In August 2025, during the second T20I against Australia, he scored an unbeaten 125* off 56 balls and broke Faf du Plessis's record (119) of highest individual score by a South African cricketer in T20Is. He also became the youngest South African cricketer to score a century in T20Is. He also scored the fastest hundred against Australia in T20Is as well as the highest T20I score against Australia surpassing Ruturaj Gaikwad who scored 123 off 57 in late 2023.

He made his ODI debut against Australia on August 19, 2025, he scored 6 runs off 2 deliveries.

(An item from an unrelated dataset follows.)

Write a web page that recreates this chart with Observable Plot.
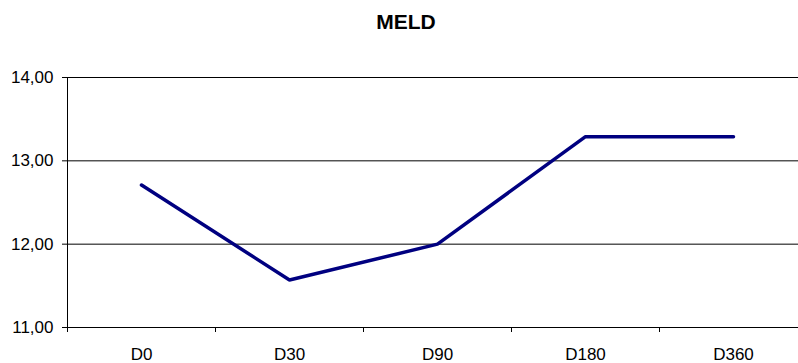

Brevis made his T20I World Cup debut in the 2026 Men's T20 World Cup against Canada on February 9, 2026, scoring 6 runs off 6 deliveries in a dominant 57 run win for South Africa in their opening game of the World Cup. South Africa went on to reach the semi-finals of the World Cup, losing to New Zealand. He scored 207 runs across the tournament including 45 off 29 in the Super 8s against India.

==Playing Style==
Brevis is an aggressive right handed middle order batter. He is known for his massive "no-look" sixes, in which he strikes the ball with immense power while instantly looking down or away at the ground after connection. He employs a balanced, open stance, along with a high backlift and a backfoot to front foot load transfer. His swing is characterized by a vertical shoulder rotation, and a high, rapid follow through to impart immense power from the bat to the ball. Some of his favorite shots to employ include hitting boundaries down the ground, pick up pulls over long on, and unorthodox ramps, scoops, and sweeps.

==List of records==
- Highest T20I score by a player for South Africa, 125* against Australia in Darwin
- Most runs in an Under-19 Cricket World Cup - 506 runs in the 2022 edition;
- Highest T20 score made in South Africa- 162, also the joint third-best T20 score at the time.
- Fastest to 150 in T20 cricket
- Youngest South African to score a century in men's T20s - At 19 years and 185 days old
- 3rd most runs in a T20i series against Australia, in Australia. He scored 180 runs in the series.